Wenn Untreue ans Licht kommt, stehen Paare oft vor einer schwierigen Entscheidung. Verzeihen ist möglich, aber es braucht Zeit, Ehrlichkeit und den Willen beider Seiten, wirklich aufzuarbeiten. Psychologen raten dazu, das Warum zu klären und nicht nur das Was.
Oft zeigt sich dabei: Nicht die Affäre allein zerstört die Beziehung, sondern der Umgang danach. Manche Paare wachsen durch den Bruch sogar enger zusammen – andere erkennen, dass das Vertrauen dauerhaft zerstört ist. Es gibt keine allgemeingültige Antwort – nur individuelle Wege.
8. Der Wandel der Treuebegriffe

Unsere Vorstellungen von Treue und Beziehung befinden sich im Wandel. Während klassische Monogamie weiterhin vorherrscht, entdecken immer mehr Paare offene oder alternative Beziehungsformen, um ihre Bedürfnisse ehrlich zu leben.
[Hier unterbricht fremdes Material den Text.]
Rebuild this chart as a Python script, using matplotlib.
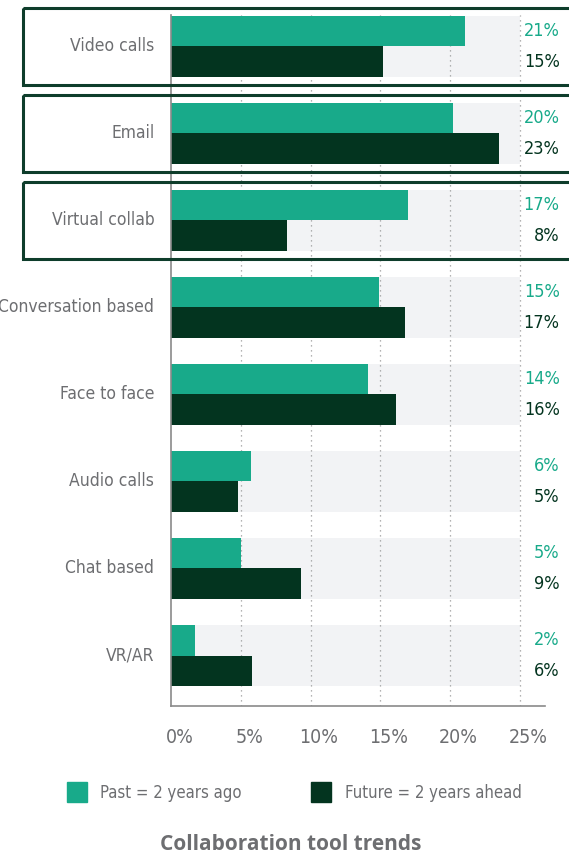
import matplotlib.pyplot as plt
import matplotlib.transforms as mtransforms
from matplotlib.patches import Rectangle
import numpy as np

categories = ['Video calls', 'Email', 'Virtual collab', 'Conversation based',
              'Face to face', 'Audio calls', 'Chat based', 'VR/AR']
past = [21.1, 20.2, 17.0, 14.9, 14.1, 5.7, 5.0, 1.7]
future = [15.2, 23.5, 8.3, 16.8, 16.1, 4.8, 9.3, 5.8]
past_labels = ['21%', '20%', '17%', '15%', '14%', '6%', '5%', '2%']
future_labels = ['15%', '23%', '8%', '17%', '16%', '5%', '9%', '6%']
boxed = ['Video calls', 'Email', 'Virtual collab']
xticks = [0, 5, 10, 15, 20, 25]

PAST_C = '#18aa8a'
FUT_C = '#03341f'
BG_C = '#f2f3f5'
GREY = '#6d6e71'
BOX_C = '#0e3d2b'

plt.rcParams['font.family'] = ['DejaVu Sans']
plt.rcParams['font.stretch'] = 'condensed'

W, H = 569, 858
fig = plt.figure(figsize=(W / 100, H / 100), dpi=100)
ax = fig.add_axes([171 / W, 1 - 706 / H, (545 - 171) / W, (706 - 15) / H])

y = np.arange(len(categories))
bh = 0.35

# grey background track behind each pair
ax.barh(y, 25, height=2 * bh, color=BG_C, zorder=0)
for t in xticks[1:]:
    ax.axvline(t, color='#9a9a9a', linestyle=(0, (1, 3)), linewidth=0.9, zorder=1)
ax.barh(y - bh / 2, past, height=bh, color=PAST_C, zorder=2)
ax.barh(y + bh / 2, future, height=bh, color=FUT_C, zorder=2)

ax.set_xlim(0, 26.8)
ax.set_ylim(len(categories) - 1 + 0.58, -0.36)

for i in range(len(categories)):
    ax.text(27.85, i - bh / 2, past_labels[i], color=PAST_C, fontsize=13,
            ha='right', va='center', clip_on=False)
    ax.text(27.85, i + bh / 2, future_labels[i], color=FUT_C, fontsize=13,
            ha='right', va='center', clip_on=False)
    ax.text(-1.2, i, categories[i], color=GREY, fontsize=12.5,
            ha='right', va='center', clip_on=False)

# boxes around highlighted rows
btr = mtransforms.blended_transform_factory(fig.transFigure, ax.transData)
for name in boxed:
    i = categories.index(name)
    ax.add_patch(Rectangle((23 / W, i - 0.445), 1.2, 0.89, transform=btr,
                           fill=False, edgecolor=BOX_C, linewidth=2.2,
                           clip_on=False, zorder=5))

# tick labels sit a little right of their gridlines in the original
ax.set_yticks([])
ax.set_xticks([t + 0.6 for t in xticks])
ax.set_xticklabels([f'{t}%' for t in xticks], color=GREY, fontsize=14)
ax.tick_params(axis='x', length=0, pad=16)
for s in ['top', 'right']:
    ax.spines[s].set_visible(False)
ax.spines['left'].set_color('#8a8a8a')
ax.spines['bottom'].set_color('#8a8a8a')
ax.spines['left'].set_linewidth(1.2)
ax.spines['bottom'].set_linewidth(1.2)

# legend
fig.patches.append(Rectangle((67 / W, 1 - 802 / H), 20 / W, 20 / H,
                             transform=fig.transFigure, color=PAST_C))
fig.text(100 / W, 1 - 793 / H, 'Past = 2 years ago', color=GREY, fontsize=12,
         va='center')
fig.patches.append(Rectangle((311 / W, 1 - 802 / H), 20 / W, 20 / H,
                             transform=fig.transFigure, color=FUT_C))
fig.text(345 / W, 1 - 793 / H, 'Future = 2 years ahead', color=GREY,
         fontsize=12, va='center')

fig.text(291 / W, 1 - 845 / H, 'Collaboration tool trends', color=GREY,
         fontsize=15, fontweight='bold', ha='center', va='center',
         family=['Open Sans', 'DejaVu Sans'], stretch='normal')

fig.savefig('out.png', dpi=100)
Wichtig bleibt dabei der konsensuale Umgang mit Grenzen – denn Treue bedeutet nicht für alle das Gleiche. Untreue beginnt nicht immer im Schlafzimmer, manchmal schon im Kopf. Wer früh und offen kommuniziert, hat bessere Chancen, den eigenen Werten und denen des Partners gerecht zu werden – und Beziehung neu zu denken.
9. Fazit: Zwischen Wunsch und Wirklichkeit

Untreue bleibt ein sensibles Thema – und eines, das viele betrifft. Die Statistiken zeigen: Treue ist der Anspruch, aber nicht immer die Realität. Besonders spannend ist, wie unterschiedlich Männer und Frauen Fremdgehen bewerten – und wie sich Vorstellungen von Beziehung langsam verschieben.
Wer liebt, muss nicht perfekt sein – aber ehrlich. Kommunikation, Vertrauen und gemeinsame Werte bleiben entscheidend, um in einer Welt voller Versuchungen gemeinsam auf Kurs zu bleiben. Denn am Ende zählt nicht nur Treue, sondern wie wir mit ihr umgehen.